An Arduino controls several relay boards, which are hooked to the console entry switches and to both the Prog Start and the Load IAR buttons. When activated, the produce the same result as if the CES switch was flipped on or the button was pushed. I would never be able to toggle in data as fast as the tool does. Slow as it is, it would beat me more than ten times as fast, much more accurate and without all the wear and tear on my hands. 

STABBED IN THE BACK BY MY WINDOWS 11 BASED LENOVO PC

I kicked off the load process, ready to work on other projects for the 2.3 hours that the 1130 would be busy getting everything loaded into memory. I was more than a third of the way through the load process, almost 50 minutes after I started it, when the hardware or software decided to crash and reboot. 

Now I need to modify the deck so that it will set the proper start address and begin loading where it left off, for the remaining 1 2/3 hours of load time. I don't want to get this wrong, otherwise I ruin the entire load, so I went home and will work on it when I am calmed down. 

While I work to recover from this setback, you can enjoy a few minutes of loading without any comments. 

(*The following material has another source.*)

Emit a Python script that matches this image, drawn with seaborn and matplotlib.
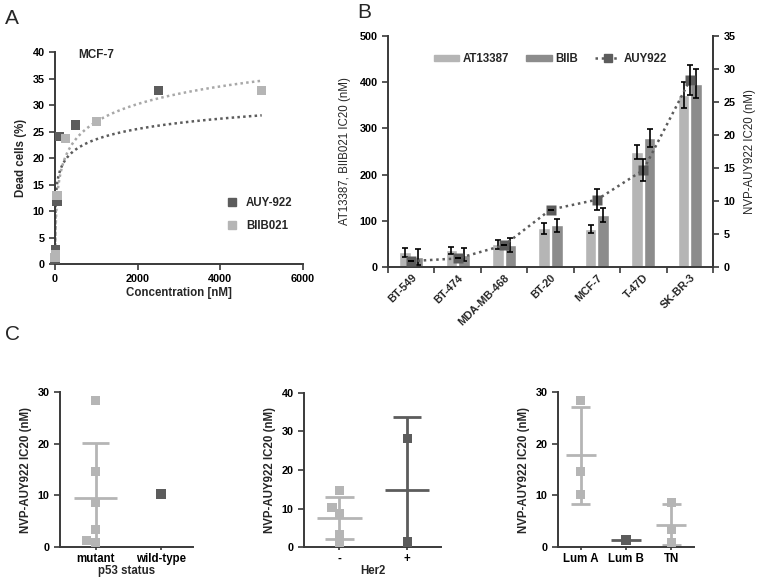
import numpy as np
import pandas as pd
import matplotlib
matplotlib.use("Agg")
import matplotlib.pyplot as plt
import seaborn as sns
from matplotlib.patches import Patch
from matplotlib.lines import Line2D

sns.set_theme(style="ticks")
plt.rcParams["font.family"] = ["Liberation Sans", "DejaVu Sans"]
plt.rcParams["font.weight"] = "bold"
plt.rcParams["axes.labelweight"] = "bold"

# --- Farben ---
light = "#b5b5b5"
mid = "#8c8c8c"
dark = "#5c5c5c"
spine_col = "#3a3a3a"

# --- Daten A: MCF-7 Dead cells ---
auy_conc = [1, 10, 50, 100, 500, 2500]
auy_dead = [0.8, 2.7, 11.8, 24.0, 26.2, 32.7]
biib_conc = [1, 10, 50, 250, 1000, 5000]
biib_dead = [1.2, 1.8, 12.9, 23.7, 26.9, 32.8]
# log-Trendlinien (y = a*ln(x) + b)
trend_a = [2.8, 4.8]
trend_b = [4.2, -6.3]

# --- Daten B: IC20 pro Zelllinie ---
cell_lines = ["BT-549", "BT-474", "MDA-MB-468", "BT-20", "MCF-7", "T-47D", "SK-BR-3"]
at13387 = [32, 36, 49, 84, 83, 249, 372]
at13387_err = [10, 8, 9, 12, 9, 15, 28]
biib = [22, 27, 47, 90, 113, 279, 397]
biib_err = [17, 14, 15, 15, 15, 20, 32]
auy922 = [0.9, 1.3, 3.3, 8.7, 10.2, 14.7, 28.3]
auy922_err = [0, 0, 0, 0, 1.6, 1.6, 2.3]

# --- Daten C: AUY922 IC20 nach Gruppen ---
p53_group = ["mutant"] * 6 + ["wild-type"]
p53_val = [28.3, 14.7, 8.7, 3.3, 1.3, 0.9, 10.2]
her2_group = ["-"] * 5 + ["+"] * 2
her2_val = [14.7, 10.2, 8.7, 3.3, 0.9, 28.3, 1.3]
sub_group = ["Lum A"] * 3 + ["Lum B"] + ["TN"] * 3
sub_val = [28.3, 14.7, 10.2, 1.3, 8.7, 3.3, 0.9]

fig = plt.figure(figsize=(7.57, 5.81), dpi=100)


def style_axis(ax, size=7.8):
    for s in ["left", "bottom", "right"]:
        ax.spines[s].set_color(spine_col)
        ax.spines[s].set_linewidth(1.4)
    ax.tick_params(colors=spine_col, width=1.2, length=4, labelsize=size,
                   labelcolor="black")
    for lab in ax.get_xticklabels() + ax.get_yticklabels():
        lab.set_fontweight("bold")


# ---------------- Panel A ----------------
axA = fig.add_axes([0.0727, 0.5456, 0.3276, 0.3649])
dfA = pd.DataFrame({
    "conc": auy_conc + biib_conc,
    "dead": auy_dead + biib_dead,
    "drug": ["AUY-922"] * len(auy_conc) + ["BIIB021"] * len(biib_conc),
})
xs = np.geomspace(1, 5000, 300)
for a, b, col in zip(trend_a, trend_b, [dark, "#a8a8a8"]):
    axA.plot(xs, a * np.log(xs) + b, ls=(0, (1, 1.3)), lw=1.8, color=col)
sns.scatterplot(data=dfA, x="conc", y="dead", hue="drug", marker="s", s=45,
                palette={"AUY-922": dark, "BIIB021": light}, edgecolor="none",
                ax=axA, clip_on=False, zorder=3)
axA.set_xlim(0, 6000)
axA.set_ylim(0, 40)
axA.set_xticks(range(0, 6001, 2000))
axA.set_yticks(range(0, 41, 5))
axA.set_xlabel("Concentration [nM]", fontsize=8.3, labelpad=2)
axA.set_ylabel("Dead cells (%)", fontsize=8.3, labelpad=4)
sns.despine(ax=axA)
style_axis(axA)
axA.text(0.093, 0.985, "MCF-7", transform=axA.transAxes, fontsize=8.5,
         fontweight="bold", ha="left", va="center")
hA = [Line2D([], [], marker="s", ls="none", color=dark, markersize=6),
      Line2D([], [], marker="s", ls="none", color=light, markersize=6)]
axA.legend(hA, ["AUY-922", "BIIB021"], loc="lower right", frameon=False,
           bbox_to_anchor=(1.0, 0.1), prop={"size": 8.3, "weight": "bold"},
           handletextpad=0.2, labelspacing=1.0)

# ---------------- Panel B ----------------
axB = fig.add_axes([0.5126, 0.5404, 0.4293, 0.3976])
dfB = pd.DataFrame({
    "line": cell_lines * 2,
    "ic20": at13387 + biib,
    "drug": ["AT13387"] * len(cell_lines) + ["BIIB"] * len(cell_lines),
})
sns.barplot(data=dfB, x="line", y="ic20", hue="drug", order=cell_lines,
            palette={"AT13387": light, "BIIB": mid}, errorbar=None,
            width=0.54, gap=0.08, ax=axB, legend=False, saturation=1)
pos = np.arange(len(cell_lines))
axB.errorbar(pos - 0.135, at13387, yerr=at13387_err, fmt="none", ecolor="black",
             elinewidth=1.2, capsize=2.5, capthick=1.2, zorder=4)
axB.errorbar(pos + 0.135, biib, yerr=biib_err, fmt="none", ecolor="black",
             elinewidth=1.2, capsize=2.5, capthick=1.2, zorder=4)
axB.set_xlim(-0.5, 6.5)
axB.set_ylim(0, 500)
axB.set_yticks(range(0, 501, 100))
axB.set_xticks(np.arange(-0.5, 7, 1), minor=False)
axB.set_xticklabels([])
axB.set_xticks(pos, minor=True)
axB.set_xticklabels(cell_lines, minor=True, rotation=45, ha="right",
                    rotation_mode="anchor", fontsize=7.8, fontweight="bold")
axB.tick_params(axis="x", which="minor", length=0, pad=4)
axB.set_xlabel("")
axB.set_ylabel("AT13387, BIIB021 IC20 (nM)", fontsize=8.3, fontweight="normal",
               labelpad=6)
axB.spines["top"].set_visible(False)
style_axis(axB)

axB2 = axB.twinx()
sns.lineplot(x=pos, y=auy922, ax=axB2, color=dark, marker="s", markersize=7,
             markeredgecolor="none", ls=(0, (1, 1.5)), lw=1.8, zorder=5)
axB2.errorbar(pos, auy922, yerr=auy922_err, fmt="none", ecolor="black",
              elinewidth=1.2, capsize=2.5, capthick=1.2, zorder=6)
axB2.set_ylim(0, 35)
axB2.set_yticks(range(0, 36, 5))
axB2.set_ylabel("NVP-AUY922 IC20 (nM)", fontsize=8.3, fontweight="normal",
                labelpad=6)
axB2.spines["top"].set_visible(False)
style_axis(axB2)
for s in ["left", "bottom"]:
    axB2.spines[s].set_visible(False)
hB = [Patch(color=light), Patch(color=mid),
      Line2D([], [], color=dark, marker="s", markersize=6, ls=(0, (1, 1.5)), lw=1.8)]
axB.legend(hB, ["AT13387", "BIIB", "AUY922"], loc="center",
           bbox_to_anchor=(0.5, 0.9), ncol=3, frameon=False,
           prop={"size": 8.3, "weight": "bold"}, handlelength=2.2,
           handleheight=0.5, columnspacing=1.5, handletextpad=0.3)

# ---------------- Panel C ----------------
panels_c = [
    ([0.0793, 0.0585, 0.1757, 0.2668], p53_group, p53_val, ["mutant", "wild-type"],
     {"mutant": light, "wild-type": dark}, (0, 30), 10, "p53 status", (-0.55, 1.5), False),
    ([0.4016, 0.0585, 0.1810, 0.2651], her2_group, her2_val, ["-", "+"],
     {"-": light, "+": dark}, (0, 40), 10, "Her2", (-0.52, 1.5), True),
    ([0.7371, 0.0585, 0.1797, 0.2668], sub_group, sub_val, ["Lum A", "Lum B", "TN"],
     {"Lum A": light, "Lum B": dark, "TN": light}, (0, 30), 10, "", (-0.5, 2.5), True),
]
for rect, grp, vals, order, pal, ylim, ystep, xlab, xlim, show_single in panels_c:
    ax = fig.add_axes(rect)
    df = pd.DataFrame({"grp": grp, "val": vals})
    sns.swarmplot(data=df, x="grp", y="val", hue="grp", order=order, palette=pal,
                  marker="s", size=6.5, linewidth=0, ax=ax, legend=False, zorder=3)
    stats = df.groupby("grp")["val"].agg(["mean", "std", "count"])
    for i, g in enumerate(order):
        m, sd, n = stats.loc[g, "mean"], stats.loc[g, "std"], stats.loc[g, "count"]
        col = pal[g]
        if n == 1 and not show_single:
            continue
        ax.hlines(m, i - 0.33, i + 0.33, color=col, lw=2, zorder=2)
        if n > 1:
            ax.vlines(i, m - sd, m + sd, color=col, lw=2, zorder=2)
            ax.hlines([m - sd, m + sd], i - 0.21, i + 0.21, color=col, lw=2, zorder=2)
    ax.set_xlim(*xlim)
    ax.set_ylim(*ylim)
    ax.set_yticks(range(ylim[0], ylim[1] + 1, ystep))
    ax.set_xlabel(xlab, fontsize=8.3, labelpad=0)
    ax.set_ylabel("NVP-AUY922 IC20 (nM)", fontsize=8.3, labelpad=4)
    sns.despine(ax=ax)
    style_axis(ax)
    ax.tick_params(axis="x", length=2, pad=2, labelsize=8.3)

# Panel-Buchstaben
fig.text(0.006, 0.985, "A", fontsize=15, fontweight="normal", va="top")
fig.text(0.472, 0.995, "B", fontsize=15, fontweight="normal", va="top")
fig.text(0.006, 0.44, "C", fontsize=15, fontweight="normal", va="top")

fig.savefig("out.png", dpi=100)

More testing of the console printer controller logic in the IBM 1130

SHORT VIDEOS OF SOLENOIDS ENGAGING FROM XIO WRITE COMMAND EXECUTION

Here are two videos in slow motion of characters being requested - you can see a few solenoids activate to fire off the selection of that character and trigger a print cycle. These are two different character codes thus different solenoids of the character selection group trip in each. The sound of the fans, slowed down, is an annoying buzz.



The third video is the solenoid in the function group activating to trigger a line feed. This happens when the XIO Write sends the code 0300 for a line feed operation. Sorry that due to the orientation when taking video, YouTube insists on calling this a short rather than a regular video.


DEVICE GOES NOT READY AND BUSY IF IT NEEDS TO SHIFT TO UPPER CASE ON BALL

When the controller sees a character code request for a position on the opposite hemisphere from where the typewriter is currently resting - in other words the 'upper case' or 'lower case' side of the ball - it first fires off a shift solenoid to flip the ball around. The logic waits for a positive confirmation through a microswitch that this has completed, staying busy until that point. 

Since the original printer is gummed up and not under motor power, that cycle does not take place and this leaves the controller logic hung in the busy state. I can see that with a XIO Sense Device execution. This is a healthy sign from the controller logic.

REMOVING PRINTER FOR RESTORATION

I removed the console printer from the computer. This involves removing the faceplate which has the 16 Console Entry Switches which are cabled to the CPU itself. You then have to pull some SMS paddle cards from the signal and power SMS cages inside the machine. Finally the cable has to be snaked out of the machine, a tedious task.

Printer on its side to video the solenoids

1053 moved to the bench for restoration

WILL PUT MY 1130'S PRINTER ON THIS MACHINE AS IT IS MOSTLY WORKING RIGHT

I grabbed my 1053 from the bench where I was finishing up its restoration and moved it over near the 1130 I am working on currently. I will set up a table where it can sit, then plug it into the 1130 and make use of it to further validate the device controller logic.

My 1053 ready to install on the 1130 being restored

My code to fire off characters is already updated to provide for a short interrupt routine that simply resets the printer response status and branches out to resume the mainline execution. I will make a further tweak where I can read the CES switches and use that as the character to type, a convenience compared to loading the IAR and then loading the data value with several button presses, switch rotations and switch settings. 

1053 EMULATOR IS READY TO BE CABLED AND TESTED

It has been years since I built this emulator to plug into an 1130 in place of the Selectric typewriter printer. As such, I am not sure how debugged it was but at some convenient time I will plug this in and see what results I get.